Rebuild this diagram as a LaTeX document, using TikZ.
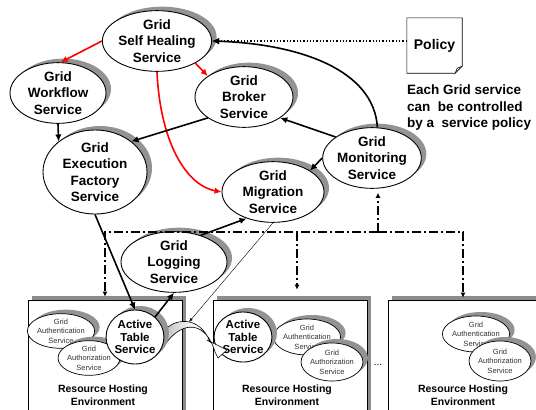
\documentclass[tikz,border=0pt]{standalone}
\usepackage{fontspec}
\setmainfont{Liberation Sans}
\usetikzlibrary{shapes.geometric,arrows.meta,shadows,calc}
\begin{document}
\begin{tikzpicture}[x=1pt,y=-1pt,
 shad/.style={drop shadow={shadow xshift=5pt,shadow yshift=4pt,fill=gray!85,opacity=1}},
 big/.style={ellipse,draw,fill=white,line width=0.9pt,inner sep=0pt,align=center,font=\bfseries\fontsize{13.5}{16.5}\selectfont,shad},
 mid/.style={big,font=\bfseries\fontsize{11.5}{12.5}\selectfont},
 small/.style={ellipse,draw,fill=white,line width=0.7pt,inner sep=0pt,align=center,font=\fontsize{7.5}{9.5}\selectfont,text=black!80,shad},
 hostbox/.style={rectangle,draw,fill=white,line width=0.7pt,minimum width=154pt,minimum height=130pt,drop shadow={shadow xshift=4pt,shadow yshift=4pt,fill=gray!90,opacity=1}},
 hostlabel/.style={align=center,font=\bfseries\fontsize{10.5}{13.5}\selectfont},
 arr/.style={line width=1.6pt,-{Latex[length=7pt,width=6.5pt]}},
 redarr/.style={arr,red},
 dd/.style={line width=1.4pt,dash pattern=on 9pt off 3pt on 2pt off 3pt,-{Latex[length=5pt,width=5pt]}},
]
\path[use as bounding box] (0,0) rectangle (536,410);
\clip (0,0) rectangle (536,410);

% hosting environments
\node[hostbox] (box1) at (105,365) {};
\node[hostbox] (box2) at (290,365) {};
\node[hostbox] (box3) at (465,365) {};
\node[hostlabel] (lab1) at (103,395) {Resource Hosting\\Environment};
\node[hostlabel] (lab2) at (287,395) {Resource Hosting\\Environment};
\node[hostlabel] (lab3) at (463,395) {Resource Hosting\\Environment};
\node[font=\fontsize{10}{12}\selectfont] (dots) at (378,365) {...};

% small services
\node[small,minimum width=56pt,minimum height=32pt] (au1) at (61,331) {Grid\\Authentication\\Service};
\node[small,minimum width=58pt,minimum height=32pt] (az1) at (89,358) {Grid\\Authorization\\Service};
\node[small,minimum width=58pt,minimum height=36pt] (au2) at (307,337) {Grid\\Authentication\\Service};
\node[small,minimum width=56pt,minimum height=38pt] (az2) at (332,362) {Grid\\Authorization\\Service};
\node[small,minimum width=56pt,minimum height=36pt] (au3) at (476,334) {Grid\\Authentication\\Service};
\node[small,minimum width=56pt,minimum height=40pt] (az3) at (500,361) {Grid\\Authorization\\Service};

\node[mid,minimum width=52pt,minimum height=50pt] (at2) at (243,337) {Active\\Table\\Service};

% curved block arrow
\draw[line width=0.6pt,left color=gray!55,right color=white,middle color=white]
  (162,334) .. controls (172,317) and (200,315) .. (210,342)
  -- (207,340) -- (227,350) -- (218,358) -- (215,352)
  .. controls (206,321) and (182,319) .. (164,346) -- cycle;

\node[mid,minimum width=56pt,minimum height=54pt] (at1) at (135,337) {Active\\Table\\Service};

% main services
\node[big,minimum width=102pt,minimum height=54pt] (sh) at (157,41) {Grid\\Self Healing\\Service};
\node[big,minimum width=96pt,minimum height=52pt] (wf) at (58,93) {Grid\\Workflow\\Service};
\node[big,minimum width=98pt,minimum height=54pt] (br) at (244,97) {Grid\\Broker\\Service};
\node[big,minimum width=104pt,minimum height=76pt] (ex) at (95,172) {Grid\\Execution\\Factory\\Service};
\node[big,minimum width=102pt,minimum height=58pt] (mi) at (273,192) {Grid\\Migration\\Service};
\node[big,minimum width=88pt,minimum height=54pt] (mo) at (372,158) {Grid\\Monitoring\\Service};
\node[big,minimum width=106pt,minimum height=56pt] (lg) at (174,262) {Grid\\Logging\\Service};

% policy
\node[minimum width=55pt,minimum height=55pt,font=\bfseries\fontsize{14}{16}\selectfont] (pol) at (434.5,45.5) {Policy};
\draw[line width=0.6pt] (pol.north west) -- (pol.north east) -- ($(pol.south east)+(0,-7)$)
  -- ($(pol.south east)+(-7,0)$) -- (pol.south west) -- cycle;
\draw[line width=0.6pt] ($(pol.south east)+(0,-7)$) -- ($(pol.south east)+(-5,-5)$) -- ($(pol.south east)+(-7,0)$);
\node[anchor=west,align=left,inner sep=0pt,font=\bfseries\fontsize{13.5}{16.5}\selectfont] (cap) at (407,108)
  {Each Grid service\\can\ \ be controlled\\by a\ \ service policy};

% connectors
\draw[redarr] (sh.west) -- (wf.85);
\draw[redarr] (sh.-30) -- (br.150);
\draw[redarr] (sh.south) .. controls (160,140) and (185,185) .. (mi.west);
\draw[arr] (wf.south) -- (ex.140);
\draw[arr] (br.210) -- (ex.40);
\draw[arr] (mo.150) -- (br.-30);
\draw[arr] (mo.80) .. controls (374,70) and (300,44) .. (sh.east);
\draw[arr] (mo.west) -- (mi.30);
\draw[arr] (lg.45) -- (mi.225);
\draw[arr] (ex.south) -- (at1.north);
\draw[arr] (at1.45) -- (lg.south);
\draw[line width=1.3pt,dotted,-{Latex[length=7pt,width=6.5pt]}] (sh.east -| pol.west) -- (sh.east);

\coordinate (cb) at (189,322);
\draw[line width=0.4pt,-{Latex[length=4pt,width=3pt]}] (mi.south) -- (cb);

\coordinate (j1) at (105,232);
\coordinate (j2) at (378,232);
\coordinate (j3) at (297,232);
\coordinate (j4) at (463,232);
\draw[dd,shorten >=4pt] (j2) -- (j2 |- mo.south);
\draw[dd,shorten >=3pt] (j2) -- (j1) -- (j1 |- box1.north);
\draw[dd,shorten >=2pt] (j2) -- (j4) -- (j4 |- box3.north);
\draw[dd,shorten >=10pt] (j3) -- (j3 |- box2.north);
\end{tikzpicture}
\end{document}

**EXERCISE DESCRIPTION**
Repeat the listing above up to and including the line with "(dots) at (378,365)", starting from its first line. Drop any pictures.

**WORKED SOLUTION**
Rebuild this diagram as a LaTeX document, using TikZ.
\documentclass[tikz,border=0pt]{standalone}
\usepackage{fontspec}
\setmainfont{Liberation Sans}
\usetikzlibrary{shapes.geometric,arrows.meta,shadows,calc}
\begin{document}
\begin{tikzpicture}[x=1pt,y=-1pt,
 shad/.style={drop shadow={shadow xshift=5pt,shadow yshift=4pt,fill=gray!85,opacity=1}},
 big/.style={ellipse,draw,fill=white,line width=0.9pt,inner sep=0pt,align=center,font=\bfseries\fontsize{13.5}{16.5}\selectfont,shad},
 mid/.style={big,font=\bfseries\fontsize{11.5}{12.5}\selectfont},
 small/.style={ellipse,draw,fill=white,line width=0.7pt,inner sep=0pt,align=center,font=\fontsize{7.5}{9.5}\selectfont,text=black!80,shad},
 hostbox/.style={rectangle,draw,fill=white,line width=0.7pt,minimum width=154pt,minimum height=130pt,drop shadow={shadow xshift=4pt,shadow yshift=4pt,fill=gray!90,opacity=1}},
 hostlabel/.style={align=center,font=\bfseries\fontsize{10.5}{13.5}\selectfont},
 arr/.style={line width=1.6pt,-{Latex[length=7pt,width=6.5pt]}},
 redarr/.style={arr,red},
 dd/.style={line width=1.4pt,dash pattern=on 9pt off 3pt on 2pt off 3pt,-{Latex[length=5pt,width=5pt]}},
]
\path[use as bounding box] (0,0) rectangle (536,410);
\clip (0,0) rectangle (536,410);

% hosting environments
\node[hostbox] (box1) at (105,365) {};
\node[hostbox] (box2) at (290,365) {};
\node[hostbox] (box3) at (465,365) {};
\node[hostlabel] (lab1) at (103,395) {Resource Hosting\\Environment};
\node[hostlabel] (lab2) at (287,395) {Resource Hosting\\Environment};
\node[hostlabel] (lab3) at (463,395) {Resource Hosting\\Environment};
\node[font=\fontsize{10}{12}\selectfont] (dots) at (378,365) {...};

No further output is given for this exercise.